Work to be completed: Retype the lines beneath this one, from the first through the line containing "N_STATIONS = 418". Pictures are left out.

Data segment:
◇ ◇ ◇

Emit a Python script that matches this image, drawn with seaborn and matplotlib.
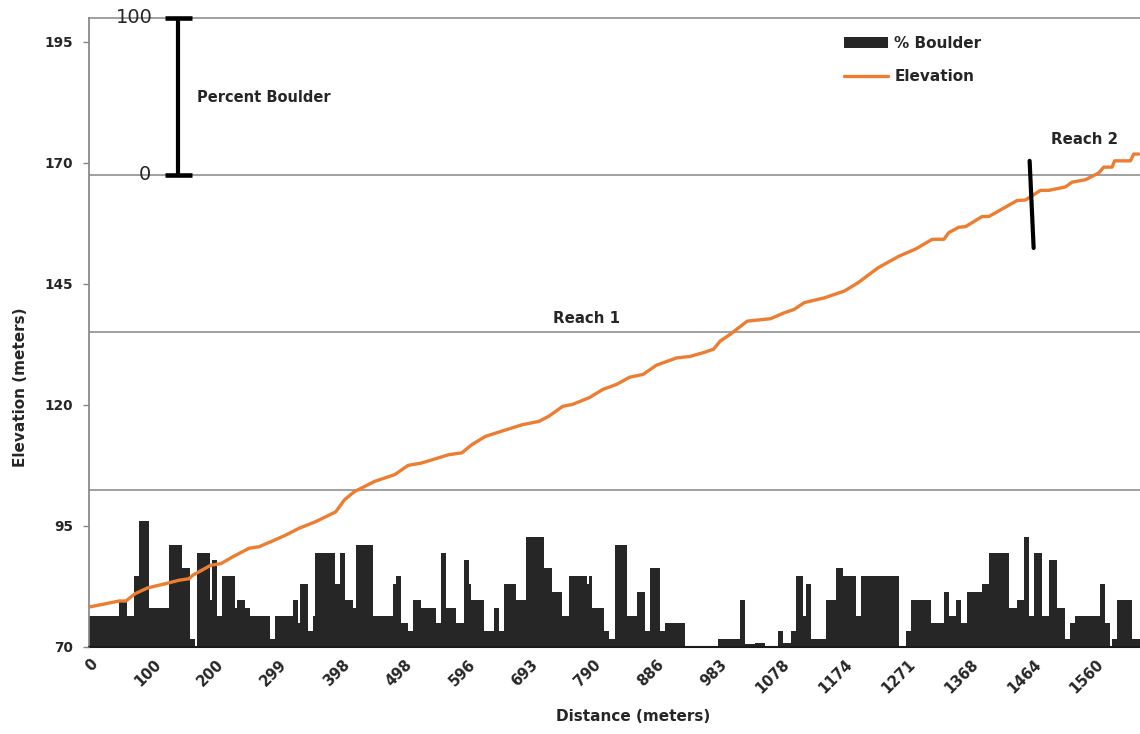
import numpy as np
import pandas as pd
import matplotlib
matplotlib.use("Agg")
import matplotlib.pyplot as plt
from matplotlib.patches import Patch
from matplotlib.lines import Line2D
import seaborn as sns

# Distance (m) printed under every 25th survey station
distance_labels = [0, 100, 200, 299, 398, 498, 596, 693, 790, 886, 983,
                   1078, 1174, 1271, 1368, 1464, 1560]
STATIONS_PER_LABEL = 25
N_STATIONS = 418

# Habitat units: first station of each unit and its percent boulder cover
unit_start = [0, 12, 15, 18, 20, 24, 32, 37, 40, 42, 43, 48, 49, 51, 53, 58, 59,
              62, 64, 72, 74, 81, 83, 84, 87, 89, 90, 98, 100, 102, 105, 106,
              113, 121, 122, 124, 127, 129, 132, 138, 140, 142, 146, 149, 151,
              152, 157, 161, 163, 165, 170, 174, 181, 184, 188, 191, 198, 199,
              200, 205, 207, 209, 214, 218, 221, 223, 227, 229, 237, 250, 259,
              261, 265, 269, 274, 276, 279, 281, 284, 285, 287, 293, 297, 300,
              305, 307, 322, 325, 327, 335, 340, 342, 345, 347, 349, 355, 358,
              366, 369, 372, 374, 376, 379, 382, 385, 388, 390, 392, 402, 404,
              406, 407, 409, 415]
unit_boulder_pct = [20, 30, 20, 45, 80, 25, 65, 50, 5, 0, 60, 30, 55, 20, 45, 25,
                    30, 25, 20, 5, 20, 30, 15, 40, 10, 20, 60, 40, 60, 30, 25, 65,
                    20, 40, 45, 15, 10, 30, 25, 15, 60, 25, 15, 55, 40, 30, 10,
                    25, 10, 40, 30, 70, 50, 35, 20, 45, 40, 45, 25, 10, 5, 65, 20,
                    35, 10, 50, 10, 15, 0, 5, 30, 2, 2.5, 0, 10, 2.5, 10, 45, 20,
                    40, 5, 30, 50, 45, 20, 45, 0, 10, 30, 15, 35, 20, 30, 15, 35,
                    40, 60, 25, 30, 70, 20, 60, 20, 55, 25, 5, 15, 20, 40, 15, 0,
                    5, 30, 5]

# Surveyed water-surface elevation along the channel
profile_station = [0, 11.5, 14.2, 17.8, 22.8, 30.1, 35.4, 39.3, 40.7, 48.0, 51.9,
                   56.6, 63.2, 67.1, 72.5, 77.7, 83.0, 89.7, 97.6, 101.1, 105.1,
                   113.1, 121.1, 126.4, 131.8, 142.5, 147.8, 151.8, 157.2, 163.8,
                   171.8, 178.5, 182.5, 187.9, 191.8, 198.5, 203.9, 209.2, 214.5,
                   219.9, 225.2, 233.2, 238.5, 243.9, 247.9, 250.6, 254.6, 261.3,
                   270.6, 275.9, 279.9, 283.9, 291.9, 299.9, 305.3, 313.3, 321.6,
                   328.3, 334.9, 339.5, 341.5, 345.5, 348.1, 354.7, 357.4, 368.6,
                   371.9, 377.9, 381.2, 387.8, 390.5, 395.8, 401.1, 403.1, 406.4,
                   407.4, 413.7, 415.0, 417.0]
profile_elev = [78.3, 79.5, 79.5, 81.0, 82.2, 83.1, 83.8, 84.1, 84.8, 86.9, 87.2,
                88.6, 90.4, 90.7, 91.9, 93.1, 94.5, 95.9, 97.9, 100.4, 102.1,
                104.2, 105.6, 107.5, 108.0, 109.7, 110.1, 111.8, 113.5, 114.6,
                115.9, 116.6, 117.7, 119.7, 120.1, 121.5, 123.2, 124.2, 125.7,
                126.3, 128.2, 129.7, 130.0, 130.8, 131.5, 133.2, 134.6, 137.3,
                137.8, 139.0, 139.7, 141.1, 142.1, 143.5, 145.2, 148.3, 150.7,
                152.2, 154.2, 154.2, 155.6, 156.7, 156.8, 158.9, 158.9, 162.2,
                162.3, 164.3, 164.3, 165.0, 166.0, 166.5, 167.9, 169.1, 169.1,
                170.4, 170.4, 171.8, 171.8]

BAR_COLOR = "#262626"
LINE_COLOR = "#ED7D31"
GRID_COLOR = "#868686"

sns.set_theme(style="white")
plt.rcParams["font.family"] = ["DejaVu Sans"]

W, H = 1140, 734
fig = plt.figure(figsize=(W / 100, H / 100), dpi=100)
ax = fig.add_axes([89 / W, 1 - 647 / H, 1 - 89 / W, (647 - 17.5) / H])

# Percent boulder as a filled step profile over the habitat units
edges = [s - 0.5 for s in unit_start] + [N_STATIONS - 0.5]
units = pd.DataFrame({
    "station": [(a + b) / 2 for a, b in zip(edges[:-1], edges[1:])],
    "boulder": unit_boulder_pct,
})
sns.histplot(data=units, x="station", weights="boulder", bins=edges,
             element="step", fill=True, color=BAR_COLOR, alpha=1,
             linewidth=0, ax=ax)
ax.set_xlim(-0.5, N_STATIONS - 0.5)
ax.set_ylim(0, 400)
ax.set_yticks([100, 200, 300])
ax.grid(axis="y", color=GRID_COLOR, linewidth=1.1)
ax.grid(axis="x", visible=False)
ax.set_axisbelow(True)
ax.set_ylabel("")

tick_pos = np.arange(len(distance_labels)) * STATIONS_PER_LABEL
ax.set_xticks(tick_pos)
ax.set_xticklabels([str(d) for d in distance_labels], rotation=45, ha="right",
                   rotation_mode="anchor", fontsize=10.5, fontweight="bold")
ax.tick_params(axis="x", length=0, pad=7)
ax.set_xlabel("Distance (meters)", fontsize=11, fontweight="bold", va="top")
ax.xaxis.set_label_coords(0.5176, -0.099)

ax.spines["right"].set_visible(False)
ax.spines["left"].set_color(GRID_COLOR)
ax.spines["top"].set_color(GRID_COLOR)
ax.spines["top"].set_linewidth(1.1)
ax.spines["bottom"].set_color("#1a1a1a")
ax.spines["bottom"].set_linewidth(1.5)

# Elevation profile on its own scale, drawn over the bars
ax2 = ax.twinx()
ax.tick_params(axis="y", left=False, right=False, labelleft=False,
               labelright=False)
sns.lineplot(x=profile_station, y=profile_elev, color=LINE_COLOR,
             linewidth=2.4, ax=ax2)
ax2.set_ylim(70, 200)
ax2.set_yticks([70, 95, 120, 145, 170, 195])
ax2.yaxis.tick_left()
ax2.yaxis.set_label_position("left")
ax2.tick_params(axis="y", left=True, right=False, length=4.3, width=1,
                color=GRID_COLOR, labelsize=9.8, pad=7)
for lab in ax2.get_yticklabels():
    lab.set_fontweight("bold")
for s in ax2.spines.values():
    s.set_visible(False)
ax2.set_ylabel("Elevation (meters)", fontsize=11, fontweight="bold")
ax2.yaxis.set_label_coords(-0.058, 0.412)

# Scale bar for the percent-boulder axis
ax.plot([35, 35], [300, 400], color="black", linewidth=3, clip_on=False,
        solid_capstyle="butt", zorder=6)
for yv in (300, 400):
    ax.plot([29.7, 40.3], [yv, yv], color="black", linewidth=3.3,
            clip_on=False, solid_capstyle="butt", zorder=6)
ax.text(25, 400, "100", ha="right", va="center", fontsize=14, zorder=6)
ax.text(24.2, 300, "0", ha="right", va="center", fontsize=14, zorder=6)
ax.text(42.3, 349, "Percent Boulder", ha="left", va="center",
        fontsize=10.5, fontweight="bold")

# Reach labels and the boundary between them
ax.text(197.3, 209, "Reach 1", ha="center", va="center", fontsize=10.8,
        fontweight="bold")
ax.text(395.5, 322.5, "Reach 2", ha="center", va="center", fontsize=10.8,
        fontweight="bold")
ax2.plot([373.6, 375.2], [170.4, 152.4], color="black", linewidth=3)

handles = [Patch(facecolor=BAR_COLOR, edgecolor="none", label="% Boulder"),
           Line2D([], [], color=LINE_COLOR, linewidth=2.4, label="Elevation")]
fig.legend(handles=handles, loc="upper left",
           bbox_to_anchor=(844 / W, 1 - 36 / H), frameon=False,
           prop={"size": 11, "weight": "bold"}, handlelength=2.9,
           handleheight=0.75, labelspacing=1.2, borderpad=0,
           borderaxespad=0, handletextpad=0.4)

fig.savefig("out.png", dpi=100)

◇ ◇ ◇

Written response:
Emit a Python script that matches this image, drawn with seaborn and matplotlib.
import numpy as np
import pandas as pd
import matplotlib
matplotlib.use("Agg")
import matplotlib.pyplot as plt
from matplotlib.patches import Patch
from matplotlib.lines import Line2D
import seaborn as sns

# Distance (m) printed under every 25th survey station
distance_labels = [0, 100, 200, 299, 398, 498, 596, 693, 790, 886, 983,
                   1078, 1174, 1271, 1368, 1464, 1560]
STATIONS_PER_LABEL = 25
N_STATIONS = 418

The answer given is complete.